Recently I was given a very old jaguar hide as a gift. I was rather stunned, as I had been told by the person who gave it to me that it was a “spotted cat hide”, but not specifying which sort. So when I opened the package and saw the distinctive rosettes, my heart skipped a beat.
See, Jaguar is what I call a Silent Totem. Silent totems are totems who are not necessarily active participants in my life. They don’t come to me in dreams, and I don’t call on them in rituals. But their influence is still there in the background, and the distance doesn’t always mean a weak “signal”, either. Sometimes a silent totem need not do anything but be present and observe in order to make a great impact.
Take Jaguar, for instance. Jaguar is connected to my shamanic practice, not as an active guide, but as one who represents the gravity of the work that I do. I am reminded that the foundational practices of shamanism were forged in much more dangerous times and settings, in places where being attacked and eaten by large wild animals was (and is) a real threat, where the shaman was the main line of defense against illnesses where there were no refined antibiotics and other high-tech medicines, where the life expectancy was much lower than it is for me. Jaguar is also the reminder that the spirit world is not a safe place to be, and that although I have good companions on my journeys, none of them are a complete proof against threats by malign beings.

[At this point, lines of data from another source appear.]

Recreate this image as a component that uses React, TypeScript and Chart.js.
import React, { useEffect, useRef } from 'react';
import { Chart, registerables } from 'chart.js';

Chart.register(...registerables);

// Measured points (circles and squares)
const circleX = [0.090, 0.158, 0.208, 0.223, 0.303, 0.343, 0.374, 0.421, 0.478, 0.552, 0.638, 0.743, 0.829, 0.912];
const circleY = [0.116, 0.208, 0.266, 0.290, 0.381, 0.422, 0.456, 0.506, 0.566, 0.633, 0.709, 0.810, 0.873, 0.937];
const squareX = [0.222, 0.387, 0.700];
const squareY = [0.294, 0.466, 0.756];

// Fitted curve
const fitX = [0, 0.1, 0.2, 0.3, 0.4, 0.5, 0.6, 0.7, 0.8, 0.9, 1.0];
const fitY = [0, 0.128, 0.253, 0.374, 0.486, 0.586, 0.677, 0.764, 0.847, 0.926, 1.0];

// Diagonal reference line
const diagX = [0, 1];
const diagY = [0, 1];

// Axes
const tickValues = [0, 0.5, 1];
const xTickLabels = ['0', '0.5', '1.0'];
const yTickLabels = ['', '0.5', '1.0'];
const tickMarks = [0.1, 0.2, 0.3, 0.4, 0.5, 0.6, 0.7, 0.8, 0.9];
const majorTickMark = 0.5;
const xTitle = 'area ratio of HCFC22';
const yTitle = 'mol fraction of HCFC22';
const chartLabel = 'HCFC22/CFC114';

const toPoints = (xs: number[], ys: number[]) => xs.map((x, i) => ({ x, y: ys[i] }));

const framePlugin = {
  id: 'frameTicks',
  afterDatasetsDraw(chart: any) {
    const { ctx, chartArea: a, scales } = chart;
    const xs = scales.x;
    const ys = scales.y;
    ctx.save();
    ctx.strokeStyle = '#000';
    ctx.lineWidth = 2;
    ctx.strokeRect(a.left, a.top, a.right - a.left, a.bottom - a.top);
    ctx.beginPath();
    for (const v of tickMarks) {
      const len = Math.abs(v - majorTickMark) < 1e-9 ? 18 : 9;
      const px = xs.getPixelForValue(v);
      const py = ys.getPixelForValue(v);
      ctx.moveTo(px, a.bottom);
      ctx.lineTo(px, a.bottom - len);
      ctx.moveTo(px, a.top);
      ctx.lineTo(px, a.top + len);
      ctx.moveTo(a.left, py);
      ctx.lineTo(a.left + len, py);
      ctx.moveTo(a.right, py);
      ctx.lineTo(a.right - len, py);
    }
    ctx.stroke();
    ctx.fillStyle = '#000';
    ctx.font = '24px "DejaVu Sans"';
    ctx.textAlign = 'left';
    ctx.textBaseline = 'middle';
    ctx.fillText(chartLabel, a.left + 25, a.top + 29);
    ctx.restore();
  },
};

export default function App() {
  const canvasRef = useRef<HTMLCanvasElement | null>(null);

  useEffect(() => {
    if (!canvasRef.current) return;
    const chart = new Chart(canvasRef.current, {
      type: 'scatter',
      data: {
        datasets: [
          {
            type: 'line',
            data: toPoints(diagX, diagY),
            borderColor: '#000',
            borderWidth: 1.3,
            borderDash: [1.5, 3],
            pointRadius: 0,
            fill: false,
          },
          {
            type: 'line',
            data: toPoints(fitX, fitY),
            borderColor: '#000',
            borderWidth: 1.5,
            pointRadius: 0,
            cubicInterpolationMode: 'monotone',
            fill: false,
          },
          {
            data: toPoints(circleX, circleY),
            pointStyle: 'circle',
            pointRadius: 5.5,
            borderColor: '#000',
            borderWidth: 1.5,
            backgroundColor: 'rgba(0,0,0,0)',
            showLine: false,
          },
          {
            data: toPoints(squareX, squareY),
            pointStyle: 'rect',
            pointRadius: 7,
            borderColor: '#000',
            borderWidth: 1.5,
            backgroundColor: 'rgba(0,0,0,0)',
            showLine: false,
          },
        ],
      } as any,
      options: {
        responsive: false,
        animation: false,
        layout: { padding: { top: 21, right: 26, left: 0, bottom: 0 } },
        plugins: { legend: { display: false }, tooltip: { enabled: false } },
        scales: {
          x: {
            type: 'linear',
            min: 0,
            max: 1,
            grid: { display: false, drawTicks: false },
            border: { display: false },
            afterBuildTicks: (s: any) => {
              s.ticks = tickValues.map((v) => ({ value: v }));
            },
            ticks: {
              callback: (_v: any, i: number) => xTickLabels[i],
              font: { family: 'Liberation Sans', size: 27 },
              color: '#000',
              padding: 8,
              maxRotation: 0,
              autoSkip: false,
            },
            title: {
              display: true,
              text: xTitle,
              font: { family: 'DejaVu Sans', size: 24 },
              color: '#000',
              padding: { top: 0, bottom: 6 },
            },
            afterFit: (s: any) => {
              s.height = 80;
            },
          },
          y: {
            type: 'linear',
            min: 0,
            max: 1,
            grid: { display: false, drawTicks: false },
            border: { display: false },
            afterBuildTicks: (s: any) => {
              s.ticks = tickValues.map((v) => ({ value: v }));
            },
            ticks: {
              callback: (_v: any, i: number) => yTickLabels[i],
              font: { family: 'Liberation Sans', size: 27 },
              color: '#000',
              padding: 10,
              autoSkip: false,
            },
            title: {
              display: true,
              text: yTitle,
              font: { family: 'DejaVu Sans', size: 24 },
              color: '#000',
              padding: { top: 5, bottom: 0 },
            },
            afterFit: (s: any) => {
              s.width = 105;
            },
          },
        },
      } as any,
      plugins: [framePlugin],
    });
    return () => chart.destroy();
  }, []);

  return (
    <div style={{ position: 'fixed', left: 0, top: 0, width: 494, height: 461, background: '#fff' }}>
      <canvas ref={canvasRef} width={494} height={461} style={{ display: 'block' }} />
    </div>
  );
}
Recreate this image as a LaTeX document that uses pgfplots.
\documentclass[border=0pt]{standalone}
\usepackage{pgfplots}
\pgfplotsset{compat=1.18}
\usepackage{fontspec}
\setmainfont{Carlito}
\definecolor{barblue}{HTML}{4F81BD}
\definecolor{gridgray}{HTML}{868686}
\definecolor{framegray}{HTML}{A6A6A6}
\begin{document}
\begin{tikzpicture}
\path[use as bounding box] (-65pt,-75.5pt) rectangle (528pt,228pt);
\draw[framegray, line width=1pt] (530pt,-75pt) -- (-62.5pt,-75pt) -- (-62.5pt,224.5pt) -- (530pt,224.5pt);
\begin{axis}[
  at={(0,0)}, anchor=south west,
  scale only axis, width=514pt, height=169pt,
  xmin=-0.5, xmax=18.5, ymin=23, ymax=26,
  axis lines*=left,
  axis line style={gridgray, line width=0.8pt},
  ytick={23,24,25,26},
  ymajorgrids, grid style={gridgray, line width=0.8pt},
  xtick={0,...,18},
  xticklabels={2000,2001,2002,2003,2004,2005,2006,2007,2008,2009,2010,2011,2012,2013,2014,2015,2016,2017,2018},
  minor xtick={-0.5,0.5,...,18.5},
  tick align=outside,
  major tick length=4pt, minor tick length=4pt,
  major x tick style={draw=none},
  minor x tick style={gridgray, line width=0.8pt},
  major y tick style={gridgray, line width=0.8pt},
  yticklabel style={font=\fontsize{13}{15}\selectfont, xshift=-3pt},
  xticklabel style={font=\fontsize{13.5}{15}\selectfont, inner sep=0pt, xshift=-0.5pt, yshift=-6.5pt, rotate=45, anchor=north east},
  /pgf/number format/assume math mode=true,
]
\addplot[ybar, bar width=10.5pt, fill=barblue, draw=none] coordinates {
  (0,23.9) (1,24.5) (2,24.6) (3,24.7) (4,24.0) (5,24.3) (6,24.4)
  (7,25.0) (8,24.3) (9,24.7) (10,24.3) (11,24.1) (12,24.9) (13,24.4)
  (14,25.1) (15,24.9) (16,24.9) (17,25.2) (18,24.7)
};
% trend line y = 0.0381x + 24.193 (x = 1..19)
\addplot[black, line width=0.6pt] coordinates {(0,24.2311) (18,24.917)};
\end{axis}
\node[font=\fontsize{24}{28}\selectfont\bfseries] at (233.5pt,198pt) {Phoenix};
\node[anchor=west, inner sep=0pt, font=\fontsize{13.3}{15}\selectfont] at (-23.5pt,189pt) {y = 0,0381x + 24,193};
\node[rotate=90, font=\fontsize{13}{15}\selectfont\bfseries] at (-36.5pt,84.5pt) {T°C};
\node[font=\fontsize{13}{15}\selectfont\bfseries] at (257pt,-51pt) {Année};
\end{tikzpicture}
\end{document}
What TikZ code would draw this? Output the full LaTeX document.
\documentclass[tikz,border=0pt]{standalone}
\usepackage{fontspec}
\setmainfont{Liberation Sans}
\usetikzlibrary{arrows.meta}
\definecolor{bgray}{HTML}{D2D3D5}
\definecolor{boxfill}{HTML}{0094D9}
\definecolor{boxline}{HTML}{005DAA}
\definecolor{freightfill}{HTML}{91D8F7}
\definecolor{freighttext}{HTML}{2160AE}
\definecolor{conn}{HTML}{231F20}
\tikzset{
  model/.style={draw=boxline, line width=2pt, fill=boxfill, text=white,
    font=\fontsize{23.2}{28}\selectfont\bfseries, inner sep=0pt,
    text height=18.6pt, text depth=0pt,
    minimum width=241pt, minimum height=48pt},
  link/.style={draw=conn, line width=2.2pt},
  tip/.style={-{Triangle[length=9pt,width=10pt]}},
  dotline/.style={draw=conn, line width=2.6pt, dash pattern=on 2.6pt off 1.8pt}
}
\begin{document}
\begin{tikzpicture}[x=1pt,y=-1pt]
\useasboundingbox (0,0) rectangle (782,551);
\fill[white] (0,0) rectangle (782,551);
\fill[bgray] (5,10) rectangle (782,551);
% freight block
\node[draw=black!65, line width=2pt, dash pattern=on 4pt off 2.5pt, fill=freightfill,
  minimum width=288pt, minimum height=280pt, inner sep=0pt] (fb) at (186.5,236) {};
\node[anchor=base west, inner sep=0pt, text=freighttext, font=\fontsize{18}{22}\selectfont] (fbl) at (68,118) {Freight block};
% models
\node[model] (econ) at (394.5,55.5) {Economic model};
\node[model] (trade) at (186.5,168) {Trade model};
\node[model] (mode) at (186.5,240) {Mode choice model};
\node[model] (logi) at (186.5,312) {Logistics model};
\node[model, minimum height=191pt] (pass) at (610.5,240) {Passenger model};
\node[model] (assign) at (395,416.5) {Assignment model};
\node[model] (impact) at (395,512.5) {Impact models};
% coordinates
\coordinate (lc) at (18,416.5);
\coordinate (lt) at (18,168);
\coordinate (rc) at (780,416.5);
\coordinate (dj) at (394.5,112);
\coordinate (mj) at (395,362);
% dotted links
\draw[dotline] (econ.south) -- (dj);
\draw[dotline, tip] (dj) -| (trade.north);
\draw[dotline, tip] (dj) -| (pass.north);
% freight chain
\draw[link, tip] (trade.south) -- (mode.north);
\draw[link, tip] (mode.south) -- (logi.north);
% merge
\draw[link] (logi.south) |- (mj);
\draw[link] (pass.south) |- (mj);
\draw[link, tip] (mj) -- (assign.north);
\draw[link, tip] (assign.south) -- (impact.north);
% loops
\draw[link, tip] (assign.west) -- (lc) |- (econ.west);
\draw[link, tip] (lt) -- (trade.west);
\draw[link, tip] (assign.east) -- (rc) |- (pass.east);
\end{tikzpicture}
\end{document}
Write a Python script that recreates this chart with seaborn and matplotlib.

And all it takes is a glimpse, in the back of my head where the wild things are, of black spots on yellow fur sliding through dappled underbrush–for just a moment–to make that reminder clear. There are other silent totems as well. Anna’s Hummingbird can be felt in periods of high energy, where I’m dashing from one task to the next as quickly as I can, drawing on my reserves to meet the demands at hand. Common Octopus carries the ephemeral nature of mortality, to not take for granted what is here before it’s gone, and to not underestimate something short-lived–in other words, to seize the day and make the most of it.
None of these or other silent totems normally come out of their places in the shadows of my mind, but they are there nonetheless. I will be interested to see whether Jaguar decides to come forth; there was a decided “spark” when I first touched the jaguar hide, and I felt an almost overwhelming energy for just a moment. If I do start more work with Jaguar, it promises to be intense.